**INSTRUCTIONS TO FOLLOW**: Each line containing the word "Apache" must be collected.

**INFORMATION GIVEN**:
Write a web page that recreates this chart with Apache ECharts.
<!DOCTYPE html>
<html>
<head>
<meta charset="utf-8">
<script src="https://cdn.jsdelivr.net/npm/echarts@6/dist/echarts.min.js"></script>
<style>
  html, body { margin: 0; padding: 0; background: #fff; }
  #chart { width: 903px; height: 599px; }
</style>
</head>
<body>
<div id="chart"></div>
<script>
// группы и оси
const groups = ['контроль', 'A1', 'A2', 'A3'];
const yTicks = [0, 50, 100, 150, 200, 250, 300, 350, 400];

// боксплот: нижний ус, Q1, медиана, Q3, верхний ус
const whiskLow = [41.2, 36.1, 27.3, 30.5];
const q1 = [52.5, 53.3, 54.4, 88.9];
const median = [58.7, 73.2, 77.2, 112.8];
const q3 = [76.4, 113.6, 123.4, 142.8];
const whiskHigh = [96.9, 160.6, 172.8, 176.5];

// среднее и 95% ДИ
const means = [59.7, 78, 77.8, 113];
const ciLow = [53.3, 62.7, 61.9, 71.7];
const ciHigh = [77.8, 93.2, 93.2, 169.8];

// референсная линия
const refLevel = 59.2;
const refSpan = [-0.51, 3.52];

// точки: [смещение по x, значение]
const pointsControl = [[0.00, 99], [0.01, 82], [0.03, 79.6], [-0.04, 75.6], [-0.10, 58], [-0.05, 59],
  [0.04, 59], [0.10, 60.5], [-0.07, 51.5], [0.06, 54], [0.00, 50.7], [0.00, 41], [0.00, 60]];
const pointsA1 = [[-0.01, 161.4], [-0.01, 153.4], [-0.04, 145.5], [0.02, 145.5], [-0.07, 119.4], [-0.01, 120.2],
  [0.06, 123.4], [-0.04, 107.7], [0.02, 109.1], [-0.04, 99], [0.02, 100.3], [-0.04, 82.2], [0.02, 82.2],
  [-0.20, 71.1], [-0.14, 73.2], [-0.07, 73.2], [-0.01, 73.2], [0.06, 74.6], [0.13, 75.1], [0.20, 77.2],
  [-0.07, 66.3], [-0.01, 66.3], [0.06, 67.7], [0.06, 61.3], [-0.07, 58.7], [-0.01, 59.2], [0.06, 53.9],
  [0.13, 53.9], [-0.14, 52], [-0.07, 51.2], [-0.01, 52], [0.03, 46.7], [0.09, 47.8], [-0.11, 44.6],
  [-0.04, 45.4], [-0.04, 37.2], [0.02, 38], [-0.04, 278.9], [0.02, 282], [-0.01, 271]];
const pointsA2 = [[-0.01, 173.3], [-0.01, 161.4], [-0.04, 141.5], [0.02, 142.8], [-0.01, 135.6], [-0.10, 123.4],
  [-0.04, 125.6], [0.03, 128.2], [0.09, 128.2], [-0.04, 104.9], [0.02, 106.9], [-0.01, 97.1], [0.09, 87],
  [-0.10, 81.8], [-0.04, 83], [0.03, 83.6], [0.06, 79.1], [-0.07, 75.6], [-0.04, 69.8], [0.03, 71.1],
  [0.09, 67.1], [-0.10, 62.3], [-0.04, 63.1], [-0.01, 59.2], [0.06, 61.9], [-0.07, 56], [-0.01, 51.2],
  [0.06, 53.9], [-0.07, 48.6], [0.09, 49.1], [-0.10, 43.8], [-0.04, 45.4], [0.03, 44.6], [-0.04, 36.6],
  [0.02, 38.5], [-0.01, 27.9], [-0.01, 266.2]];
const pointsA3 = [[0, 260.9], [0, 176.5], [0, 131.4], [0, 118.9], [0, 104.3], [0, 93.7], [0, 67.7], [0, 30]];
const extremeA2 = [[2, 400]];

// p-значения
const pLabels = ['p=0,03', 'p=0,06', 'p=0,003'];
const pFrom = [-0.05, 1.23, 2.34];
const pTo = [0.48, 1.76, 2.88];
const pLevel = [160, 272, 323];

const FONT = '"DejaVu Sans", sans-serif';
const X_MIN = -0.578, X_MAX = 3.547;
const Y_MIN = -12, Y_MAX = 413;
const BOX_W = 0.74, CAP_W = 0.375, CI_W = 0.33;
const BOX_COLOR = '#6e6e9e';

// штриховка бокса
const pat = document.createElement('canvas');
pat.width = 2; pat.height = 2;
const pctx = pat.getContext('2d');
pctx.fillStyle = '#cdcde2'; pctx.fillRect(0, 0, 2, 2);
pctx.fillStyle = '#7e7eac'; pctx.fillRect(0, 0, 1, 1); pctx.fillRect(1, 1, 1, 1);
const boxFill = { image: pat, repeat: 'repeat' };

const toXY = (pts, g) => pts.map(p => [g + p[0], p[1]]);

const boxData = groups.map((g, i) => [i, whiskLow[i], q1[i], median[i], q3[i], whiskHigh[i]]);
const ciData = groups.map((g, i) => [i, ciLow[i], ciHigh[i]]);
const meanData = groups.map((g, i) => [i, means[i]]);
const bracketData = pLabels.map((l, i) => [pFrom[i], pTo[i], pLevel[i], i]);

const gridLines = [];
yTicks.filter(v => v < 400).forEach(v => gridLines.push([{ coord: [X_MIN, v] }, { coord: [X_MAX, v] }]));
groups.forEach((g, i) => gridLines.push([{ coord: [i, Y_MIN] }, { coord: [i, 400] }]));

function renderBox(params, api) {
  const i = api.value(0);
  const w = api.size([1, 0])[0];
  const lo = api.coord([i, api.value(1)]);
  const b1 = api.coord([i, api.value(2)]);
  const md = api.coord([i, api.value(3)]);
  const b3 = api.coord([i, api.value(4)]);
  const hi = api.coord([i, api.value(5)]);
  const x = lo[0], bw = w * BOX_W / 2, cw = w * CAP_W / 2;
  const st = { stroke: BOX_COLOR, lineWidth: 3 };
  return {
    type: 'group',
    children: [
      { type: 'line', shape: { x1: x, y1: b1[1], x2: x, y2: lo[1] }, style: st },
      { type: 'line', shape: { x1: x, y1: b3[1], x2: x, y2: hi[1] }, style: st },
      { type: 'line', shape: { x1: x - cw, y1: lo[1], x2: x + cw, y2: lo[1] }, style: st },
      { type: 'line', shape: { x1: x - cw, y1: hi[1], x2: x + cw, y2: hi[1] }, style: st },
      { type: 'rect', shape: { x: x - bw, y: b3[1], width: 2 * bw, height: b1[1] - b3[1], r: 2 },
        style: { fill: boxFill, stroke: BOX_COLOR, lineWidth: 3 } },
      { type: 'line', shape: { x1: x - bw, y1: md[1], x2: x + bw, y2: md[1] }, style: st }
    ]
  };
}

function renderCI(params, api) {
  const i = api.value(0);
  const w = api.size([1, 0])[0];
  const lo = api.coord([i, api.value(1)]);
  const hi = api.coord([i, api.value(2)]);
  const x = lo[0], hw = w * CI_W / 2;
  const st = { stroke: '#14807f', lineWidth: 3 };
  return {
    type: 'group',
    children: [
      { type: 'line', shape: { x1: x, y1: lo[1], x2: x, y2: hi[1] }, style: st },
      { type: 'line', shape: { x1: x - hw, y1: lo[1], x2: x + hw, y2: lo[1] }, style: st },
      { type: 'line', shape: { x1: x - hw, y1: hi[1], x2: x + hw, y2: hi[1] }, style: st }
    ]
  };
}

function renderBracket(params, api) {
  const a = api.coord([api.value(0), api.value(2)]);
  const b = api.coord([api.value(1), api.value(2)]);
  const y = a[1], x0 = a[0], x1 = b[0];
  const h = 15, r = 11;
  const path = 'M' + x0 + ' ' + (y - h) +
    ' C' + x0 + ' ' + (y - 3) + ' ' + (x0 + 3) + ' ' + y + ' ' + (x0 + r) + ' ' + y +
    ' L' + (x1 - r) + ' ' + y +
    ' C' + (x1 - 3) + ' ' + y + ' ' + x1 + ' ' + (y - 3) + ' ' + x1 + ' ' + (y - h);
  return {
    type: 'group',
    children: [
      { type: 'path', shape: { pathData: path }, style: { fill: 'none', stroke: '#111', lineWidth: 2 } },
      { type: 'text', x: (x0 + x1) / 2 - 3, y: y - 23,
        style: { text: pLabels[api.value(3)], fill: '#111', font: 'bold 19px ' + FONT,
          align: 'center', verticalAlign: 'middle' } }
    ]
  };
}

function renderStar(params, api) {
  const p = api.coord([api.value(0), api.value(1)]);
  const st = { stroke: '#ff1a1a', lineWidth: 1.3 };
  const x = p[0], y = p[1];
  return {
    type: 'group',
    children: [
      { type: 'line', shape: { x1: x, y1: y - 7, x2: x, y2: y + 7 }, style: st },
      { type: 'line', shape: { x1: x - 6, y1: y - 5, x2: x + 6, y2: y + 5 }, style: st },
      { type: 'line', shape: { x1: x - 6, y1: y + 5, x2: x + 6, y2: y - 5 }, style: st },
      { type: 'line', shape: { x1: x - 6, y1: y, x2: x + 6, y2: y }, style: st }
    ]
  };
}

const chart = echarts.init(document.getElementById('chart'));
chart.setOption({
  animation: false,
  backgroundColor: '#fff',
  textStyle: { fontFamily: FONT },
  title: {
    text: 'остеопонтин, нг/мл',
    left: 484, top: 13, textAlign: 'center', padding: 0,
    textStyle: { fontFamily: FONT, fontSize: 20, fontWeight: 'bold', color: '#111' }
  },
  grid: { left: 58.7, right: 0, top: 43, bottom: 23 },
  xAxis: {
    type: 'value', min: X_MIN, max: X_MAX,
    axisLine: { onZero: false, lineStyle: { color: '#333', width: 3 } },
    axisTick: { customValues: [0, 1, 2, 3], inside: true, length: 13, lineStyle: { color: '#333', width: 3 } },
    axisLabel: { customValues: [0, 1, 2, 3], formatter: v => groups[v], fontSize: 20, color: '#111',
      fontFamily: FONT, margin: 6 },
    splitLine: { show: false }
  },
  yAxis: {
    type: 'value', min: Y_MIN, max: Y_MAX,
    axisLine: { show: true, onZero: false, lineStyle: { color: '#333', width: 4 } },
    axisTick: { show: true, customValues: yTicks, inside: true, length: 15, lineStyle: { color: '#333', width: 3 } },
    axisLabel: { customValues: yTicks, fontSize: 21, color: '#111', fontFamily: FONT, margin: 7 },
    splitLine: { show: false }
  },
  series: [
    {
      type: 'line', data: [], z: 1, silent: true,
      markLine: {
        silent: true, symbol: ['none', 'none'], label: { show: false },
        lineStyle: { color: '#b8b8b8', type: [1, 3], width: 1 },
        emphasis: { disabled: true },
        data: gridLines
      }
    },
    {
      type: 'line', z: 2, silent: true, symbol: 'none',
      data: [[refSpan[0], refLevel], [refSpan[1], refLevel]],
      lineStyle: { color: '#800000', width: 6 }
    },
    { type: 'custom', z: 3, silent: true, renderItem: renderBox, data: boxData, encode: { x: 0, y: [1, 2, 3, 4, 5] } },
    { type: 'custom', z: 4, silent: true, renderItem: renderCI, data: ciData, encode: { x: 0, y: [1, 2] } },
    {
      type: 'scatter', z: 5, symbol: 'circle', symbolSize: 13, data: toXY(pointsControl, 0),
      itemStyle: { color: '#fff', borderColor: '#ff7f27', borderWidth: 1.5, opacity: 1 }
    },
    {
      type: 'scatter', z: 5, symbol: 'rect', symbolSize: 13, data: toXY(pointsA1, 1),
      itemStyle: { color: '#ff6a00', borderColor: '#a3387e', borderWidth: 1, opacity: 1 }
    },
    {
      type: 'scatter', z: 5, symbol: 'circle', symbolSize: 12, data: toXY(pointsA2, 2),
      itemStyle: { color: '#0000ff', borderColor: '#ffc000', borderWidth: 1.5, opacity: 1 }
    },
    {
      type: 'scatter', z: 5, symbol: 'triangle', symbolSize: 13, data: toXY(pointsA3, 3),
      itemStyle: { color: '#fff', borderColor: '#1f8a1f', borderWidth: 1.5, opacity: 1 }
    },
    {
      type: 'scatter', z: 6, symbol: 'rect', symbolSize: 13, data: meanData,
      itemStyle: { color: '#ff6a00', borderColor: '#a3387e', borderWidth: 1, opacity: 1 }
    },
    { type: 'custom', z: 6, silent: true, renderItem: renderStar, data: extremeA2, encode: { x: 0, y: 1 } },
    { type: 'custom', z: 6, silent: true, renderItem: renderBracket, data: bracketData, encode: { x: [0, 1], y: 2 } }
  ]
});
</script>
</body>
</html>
...
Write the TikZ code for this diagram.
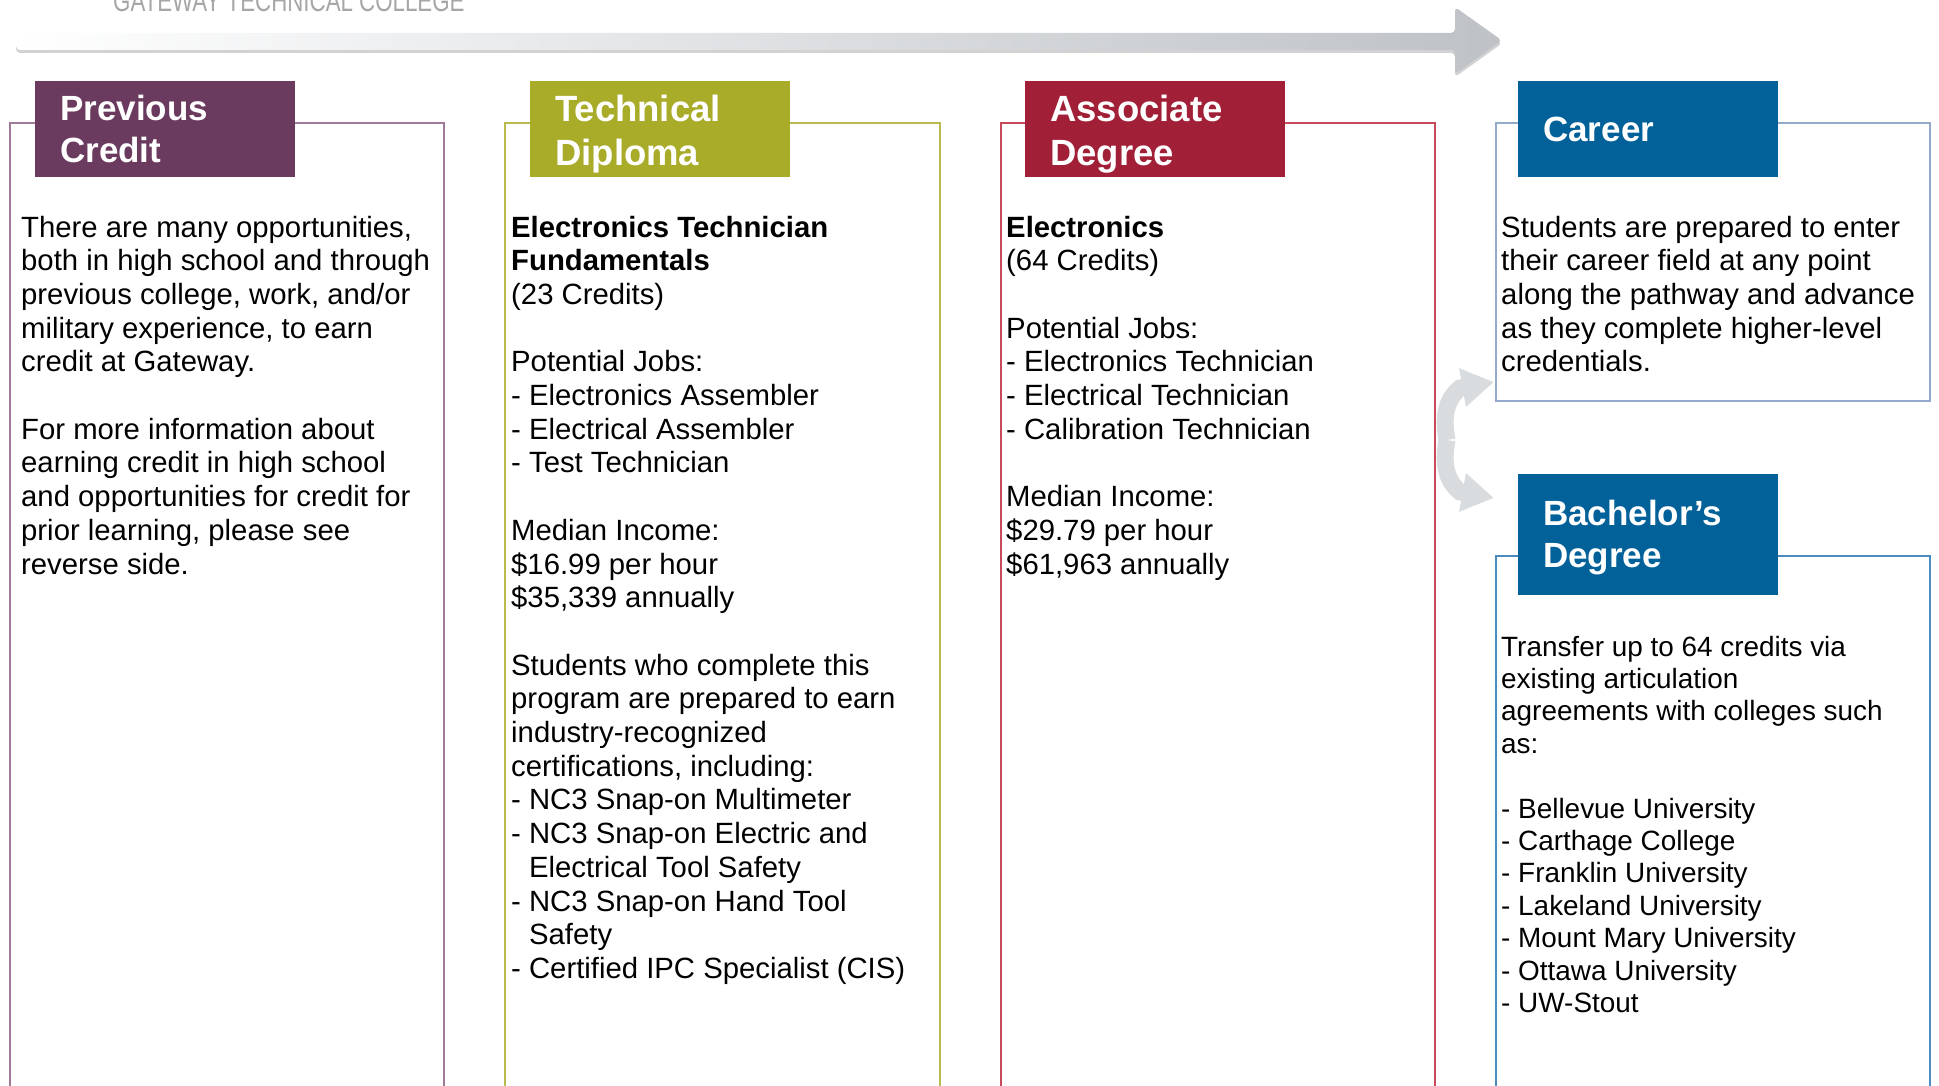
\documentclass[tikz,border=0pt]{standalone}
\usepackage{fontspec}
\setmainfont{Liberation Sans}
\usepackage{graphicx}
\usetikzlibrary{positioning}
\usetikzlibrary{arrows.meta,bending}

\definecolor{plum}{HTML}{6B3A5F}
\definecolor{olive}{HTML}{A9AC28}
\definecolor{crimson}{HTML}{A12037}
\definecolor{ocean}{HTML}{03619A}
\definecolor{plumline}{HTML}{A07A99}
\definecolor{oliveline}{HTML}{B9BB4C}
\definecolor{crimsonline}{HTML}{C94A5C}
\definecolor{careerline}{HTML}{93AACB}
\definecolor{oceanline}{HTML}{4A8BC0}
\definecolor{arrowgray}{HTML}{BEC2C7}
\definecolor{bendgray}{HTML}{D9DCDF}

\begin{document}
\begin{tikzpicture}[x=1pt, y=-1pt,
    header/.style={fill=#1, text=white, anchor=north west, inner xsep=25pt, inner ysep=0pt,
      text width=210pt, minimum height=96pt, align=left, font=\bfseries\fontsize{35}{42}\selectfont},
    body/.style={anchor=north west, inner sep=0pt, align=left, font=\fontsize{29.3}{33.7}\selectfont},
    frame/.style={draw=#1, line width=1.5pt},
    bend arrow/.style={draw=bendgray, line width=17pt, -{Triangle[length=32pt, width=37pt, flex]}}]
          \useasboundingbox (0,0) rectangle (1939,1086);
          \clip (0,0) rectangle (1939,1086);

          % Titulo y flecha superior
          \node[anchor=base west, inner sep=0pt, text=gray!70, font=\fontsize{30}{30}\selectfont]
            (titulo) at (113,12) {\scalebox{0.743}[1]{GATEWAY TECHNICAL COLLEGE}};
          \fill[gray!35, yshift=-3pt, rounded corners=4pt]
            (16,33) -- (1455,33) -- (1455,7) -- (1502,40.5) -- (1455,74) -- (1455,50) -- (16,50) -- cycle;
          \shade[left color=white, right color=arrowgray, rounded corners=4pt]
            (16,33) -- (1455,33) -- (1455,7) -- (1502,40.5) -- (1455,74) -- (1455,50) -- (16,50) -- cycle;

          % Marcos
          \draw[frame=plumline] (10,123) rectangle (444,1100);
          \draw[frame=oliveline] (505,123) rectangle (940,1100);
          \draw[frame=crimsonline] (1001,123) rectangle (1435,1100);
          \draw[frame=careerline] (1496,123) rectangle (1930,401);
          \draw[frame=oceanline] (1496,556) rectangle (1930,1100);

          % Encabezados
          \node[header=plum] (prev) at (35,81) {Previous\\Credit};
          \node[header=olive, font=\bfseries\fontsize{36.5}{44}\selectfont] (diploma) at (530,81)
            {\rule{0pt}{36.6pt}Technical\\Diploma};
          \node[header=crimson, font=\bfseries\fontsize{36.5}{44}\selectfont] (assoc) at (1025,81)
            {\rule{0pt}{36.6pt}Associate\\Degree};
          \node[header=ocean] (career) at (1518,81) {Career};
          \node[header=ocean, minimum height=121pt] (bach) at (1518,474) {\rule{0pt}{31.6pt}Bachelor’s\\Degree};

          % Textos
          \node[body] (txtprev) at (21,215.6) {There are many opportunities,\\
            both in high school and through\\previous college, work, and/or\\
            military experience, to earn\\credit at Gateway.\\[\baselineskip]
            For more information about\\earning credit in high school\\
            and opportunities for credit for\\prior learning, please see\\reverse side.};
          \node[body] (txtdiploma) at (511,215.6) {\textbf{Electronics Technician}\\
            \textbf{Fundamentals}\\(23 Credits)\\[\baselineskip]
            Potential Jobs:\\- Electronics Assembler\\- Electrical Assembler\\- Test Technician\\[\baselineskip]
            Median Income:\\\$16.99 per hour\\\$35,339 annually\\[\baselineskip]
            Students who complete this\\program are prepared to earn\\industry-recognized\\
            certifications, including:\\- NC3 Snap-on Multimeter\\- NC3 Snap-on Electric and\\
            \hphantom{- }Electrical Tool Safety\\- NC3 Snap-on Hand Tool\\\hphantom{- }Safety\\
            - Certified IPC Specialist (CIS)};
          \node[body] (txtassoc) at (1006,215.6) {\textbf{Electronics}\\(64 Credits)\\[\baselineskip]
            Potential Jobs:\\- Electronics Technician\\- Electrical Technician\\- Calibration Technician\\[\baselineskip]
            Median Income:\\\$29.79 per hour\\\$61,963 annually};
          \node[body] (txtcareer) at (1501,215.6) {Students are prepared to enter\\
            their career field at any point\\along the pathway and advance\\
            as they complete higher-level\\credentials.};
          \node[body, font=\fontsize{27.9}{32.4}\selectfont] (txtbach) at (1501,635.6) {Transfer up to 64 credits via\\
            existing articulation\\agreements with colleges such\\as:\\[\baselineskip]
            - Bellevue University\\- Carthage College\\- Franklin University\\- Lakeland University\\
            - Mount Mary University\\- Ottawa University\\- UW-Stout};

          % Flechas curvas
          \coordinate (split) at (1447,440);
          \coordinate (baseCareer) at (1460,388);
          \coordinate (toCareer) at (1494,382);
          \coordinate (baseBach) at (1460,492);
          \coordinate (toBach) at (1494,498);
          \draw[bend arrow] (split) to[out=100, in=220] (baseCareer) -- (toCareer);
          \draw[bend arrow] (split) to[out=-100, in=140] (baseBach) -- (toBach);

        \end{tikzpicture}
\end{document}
...
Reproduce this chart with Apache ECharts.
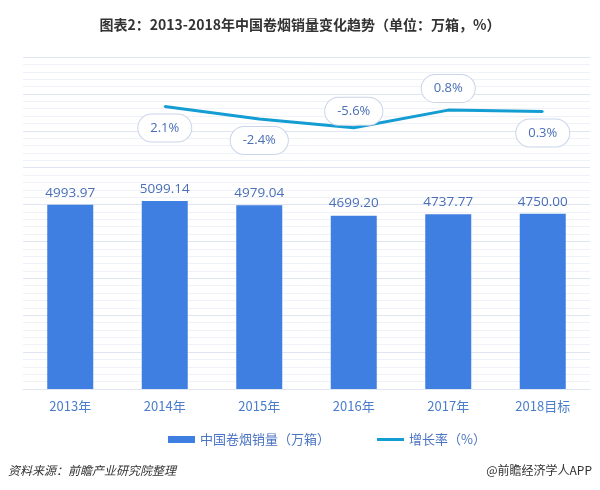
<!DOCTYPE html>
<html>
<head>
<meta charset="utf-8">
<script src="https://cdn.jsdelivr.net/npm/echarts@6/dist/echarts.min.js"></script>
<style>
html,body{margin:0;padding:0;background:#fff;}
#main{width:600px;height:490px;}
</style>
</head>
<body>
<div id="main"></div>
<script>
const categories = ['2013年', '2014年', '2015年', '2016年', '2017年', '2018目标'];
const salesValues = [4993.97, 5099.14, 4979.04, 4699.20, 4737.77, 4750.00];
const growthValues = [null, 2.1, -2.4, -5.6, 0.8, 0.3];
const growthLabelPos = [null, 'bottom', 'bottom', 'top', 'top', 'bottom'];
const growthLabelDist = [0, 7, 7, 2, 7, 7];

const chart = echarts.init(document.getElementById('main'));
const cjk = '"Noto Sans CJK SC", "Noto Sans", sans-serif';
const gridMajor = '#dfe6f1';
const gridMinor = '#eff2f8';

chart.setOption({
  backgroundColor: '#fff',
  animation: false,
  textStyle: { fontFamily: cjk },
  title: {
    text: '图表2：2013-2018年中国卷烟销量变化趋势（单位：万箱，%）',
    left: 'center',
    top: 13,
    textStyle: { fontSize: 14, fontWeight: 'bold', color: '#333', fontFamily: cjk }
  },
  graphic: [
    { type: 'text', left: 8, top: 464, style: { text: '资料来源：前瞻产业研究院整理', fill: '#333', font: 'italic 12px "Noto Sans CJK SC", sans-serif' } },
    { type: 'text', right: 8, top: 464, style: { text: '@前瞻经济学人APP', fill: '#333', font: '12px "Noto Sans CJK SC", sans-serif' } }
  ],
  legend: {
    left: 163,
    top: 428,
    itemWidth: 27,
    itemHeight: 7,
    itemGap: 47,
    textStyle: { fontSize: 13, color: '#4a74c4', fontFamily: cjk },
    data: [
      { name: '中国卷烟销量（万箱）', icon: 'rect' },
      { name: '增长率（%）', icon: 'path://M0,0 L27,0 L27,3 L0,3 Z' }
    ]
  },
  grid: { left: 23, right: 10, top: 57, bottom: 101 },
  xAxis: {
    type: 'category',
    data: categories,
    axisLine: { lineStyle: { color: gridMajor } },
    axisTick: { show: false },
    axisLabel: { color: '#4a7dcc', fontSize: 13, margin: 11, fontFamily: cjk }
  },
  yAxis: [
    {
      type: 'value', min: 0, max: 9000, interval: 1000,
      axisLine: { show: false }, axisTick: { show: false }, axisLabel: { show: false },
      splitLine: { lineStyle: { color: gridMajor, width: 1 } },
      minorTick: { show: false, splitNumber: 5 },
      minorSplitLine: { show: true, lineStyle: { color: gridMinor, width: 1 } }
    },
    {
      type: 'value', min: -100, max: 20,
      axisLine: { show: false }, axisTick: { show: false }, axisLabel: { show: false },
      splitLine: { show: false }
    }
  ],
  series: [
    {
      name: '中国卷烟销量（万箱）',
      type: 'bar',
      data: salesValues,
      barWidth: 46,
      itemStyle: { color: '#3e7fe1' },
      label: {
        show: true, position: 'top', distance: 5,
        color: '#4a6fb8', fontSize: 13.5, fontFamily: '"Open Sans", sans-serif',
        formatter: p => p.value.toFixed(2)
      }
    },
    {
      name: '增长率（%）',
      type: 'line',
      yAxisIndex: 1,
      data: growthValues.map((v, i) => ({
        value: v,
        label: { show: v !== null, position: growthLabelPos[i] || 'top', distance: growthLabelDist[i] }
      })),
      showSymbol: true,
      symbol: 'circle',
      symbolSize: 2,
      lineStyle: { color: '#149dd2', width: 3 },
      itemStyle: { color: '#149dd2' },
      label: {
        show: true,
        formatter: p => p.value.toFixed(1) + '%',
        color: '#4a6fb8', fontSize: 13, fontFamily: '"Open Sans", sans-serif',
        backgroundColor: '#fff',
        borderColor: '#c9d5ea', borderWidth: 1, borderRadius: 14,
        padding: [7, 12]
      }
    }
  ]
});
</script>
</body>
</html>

**EXERCISE RESULT**:
Write a web page that recreates this chart with Apache ECharts.
Reproduce this chart with Apache ECharts.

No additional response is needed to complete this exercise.